> Work to do:
Exactly and only the lines from the one containing "Generate a Python" through the one containing "import seaborn as sns" belong in your copy. Pictures do not.

===== Data supplied

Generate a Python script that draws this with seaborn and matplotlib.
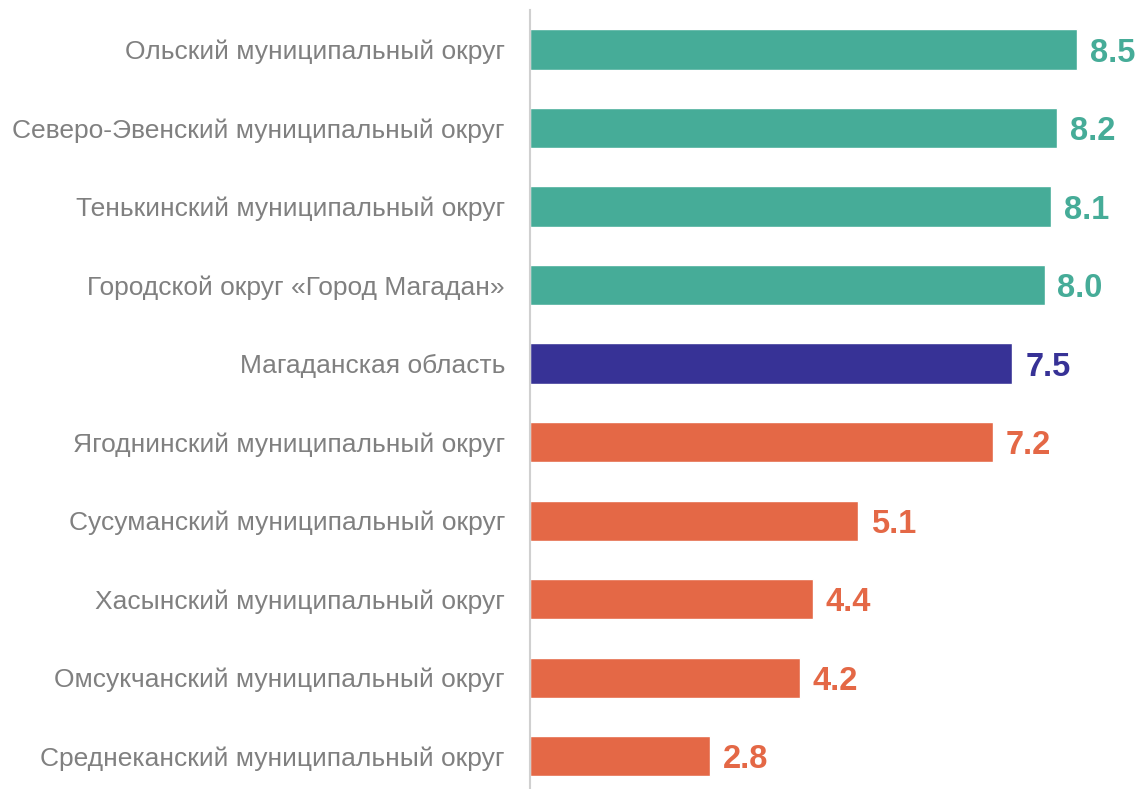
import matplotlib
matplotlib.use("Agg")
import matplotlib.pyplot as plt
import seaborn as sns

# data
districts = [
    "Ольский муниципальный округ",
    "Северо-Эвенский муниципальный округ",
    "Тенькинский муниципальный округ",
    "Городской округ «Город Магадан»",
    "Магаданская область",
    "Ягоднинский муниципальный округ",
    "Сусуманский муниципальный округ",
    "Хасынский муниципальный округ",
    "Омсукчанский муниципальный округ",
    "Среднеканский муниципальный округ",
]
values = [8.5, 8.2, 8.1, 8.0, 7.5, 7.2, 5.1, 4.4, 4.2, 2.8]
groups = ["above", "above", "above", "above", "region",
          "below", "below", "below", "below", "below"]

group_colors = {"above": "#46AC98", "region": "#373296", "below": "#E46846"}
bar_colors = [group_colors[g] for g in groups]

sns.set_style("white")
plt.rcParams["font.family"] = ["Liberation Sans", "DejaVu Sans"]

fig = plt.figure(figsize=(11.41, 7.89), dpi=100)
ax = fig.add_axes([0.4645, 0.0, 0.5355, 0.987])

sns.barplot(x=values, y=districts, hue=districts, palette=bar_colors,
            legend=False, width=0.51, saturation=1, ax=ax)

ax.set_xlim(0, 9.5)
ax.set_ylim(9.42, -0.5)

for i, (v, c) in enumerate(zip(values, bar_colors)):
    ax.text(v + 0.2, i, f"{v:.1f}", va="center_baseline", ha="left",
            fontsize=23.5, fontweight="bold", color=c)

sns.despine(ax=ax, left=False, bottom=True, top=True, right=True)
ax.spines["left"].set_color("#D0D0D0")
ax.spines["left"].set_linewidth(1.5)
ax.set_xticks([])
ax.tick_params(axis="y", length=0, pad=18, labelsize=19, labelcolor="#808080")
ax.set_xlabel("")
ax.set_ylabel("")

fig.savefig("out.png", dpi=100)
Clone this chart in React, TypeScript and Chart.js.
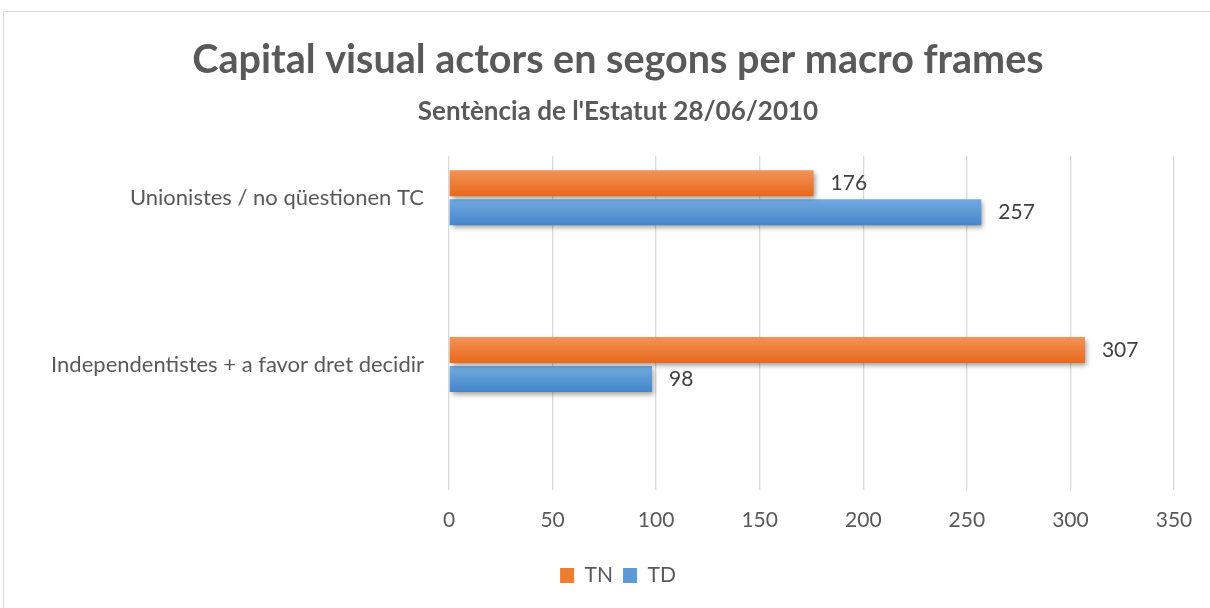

==========
===== Data supplied

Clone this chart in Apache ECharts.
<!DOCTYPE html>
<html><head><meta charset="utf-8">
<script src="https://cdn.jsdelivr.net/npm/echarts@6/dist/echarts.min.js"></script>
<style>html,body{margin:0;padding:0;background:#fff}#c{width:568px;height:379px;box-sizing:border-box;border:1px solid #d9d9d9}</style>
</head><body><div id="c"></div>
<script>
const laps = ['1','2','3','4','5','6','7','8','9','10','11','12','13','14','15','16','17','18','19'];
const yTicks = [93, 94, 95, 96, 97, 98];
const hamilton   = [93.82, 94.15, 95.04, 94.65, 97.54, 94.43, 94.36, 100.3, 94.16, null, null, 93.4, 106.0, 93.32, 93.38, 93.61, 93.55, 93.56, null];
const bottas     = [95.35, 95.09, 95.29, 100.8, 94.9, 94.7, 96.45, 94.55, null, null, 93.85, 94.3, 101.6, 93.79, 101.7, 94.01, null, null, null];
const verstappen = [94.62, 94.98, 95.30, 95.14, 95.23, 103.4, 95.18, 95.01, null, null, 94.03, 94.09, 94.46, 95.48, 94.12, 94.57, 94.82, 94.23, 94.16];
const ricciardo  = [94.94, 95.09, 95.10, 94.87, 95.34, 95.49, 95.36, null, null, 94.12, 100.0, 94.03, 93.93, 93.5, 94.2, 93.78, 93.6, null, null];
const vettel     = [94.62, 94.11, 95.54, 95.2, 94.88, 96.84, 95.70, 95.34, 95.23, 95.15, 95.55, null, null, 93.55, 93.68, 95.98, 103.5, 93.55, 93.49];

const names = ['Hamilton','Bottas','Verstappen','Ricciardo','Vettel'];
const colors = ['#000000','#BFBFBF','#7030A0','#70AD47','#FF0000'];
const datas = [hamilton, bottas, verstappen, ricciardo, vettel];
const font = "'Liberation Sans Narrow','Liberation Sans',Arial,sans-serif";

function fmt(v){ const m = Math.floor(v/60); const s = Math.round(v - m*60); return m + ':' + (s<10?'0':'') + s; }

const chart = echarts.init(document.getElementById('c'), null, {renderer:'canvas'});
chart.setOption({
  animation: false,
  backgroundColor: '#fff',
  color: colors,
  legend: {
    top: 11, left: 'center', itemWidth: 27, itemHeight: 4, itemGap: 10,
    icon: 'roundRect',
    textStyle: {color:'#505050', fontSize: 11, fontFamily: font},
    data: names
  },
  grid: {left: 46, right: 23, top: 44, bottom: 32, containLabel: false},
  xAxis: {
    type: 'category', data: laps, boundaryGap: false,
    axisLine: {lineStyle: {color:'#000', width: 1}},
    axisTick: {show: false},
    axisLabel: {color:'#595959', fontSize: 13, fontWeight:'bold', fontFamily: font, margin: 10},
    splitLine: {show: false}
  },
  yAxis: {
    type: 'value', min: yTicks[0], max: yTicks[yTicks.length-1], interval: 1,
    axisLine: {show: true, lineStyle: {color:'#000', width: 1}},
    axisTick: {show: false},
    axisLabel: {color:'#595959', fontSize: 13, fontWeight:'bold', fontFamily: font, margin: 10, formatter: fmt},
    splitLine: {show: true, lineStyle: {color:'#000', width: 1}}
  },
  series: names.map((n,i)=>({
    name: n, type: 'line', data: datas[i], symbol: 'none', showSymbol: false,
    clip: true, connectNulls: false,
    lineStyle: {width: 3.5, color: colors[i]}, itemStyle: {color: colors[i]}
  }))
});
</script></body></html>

==========

> Answer for this exercise:
Generate a Python script that draws this with seaborn and matplotlib.
import matplotlib
matplotlib.use("Agg")
import matplotlib.pyplot as plt
import seaborn as sns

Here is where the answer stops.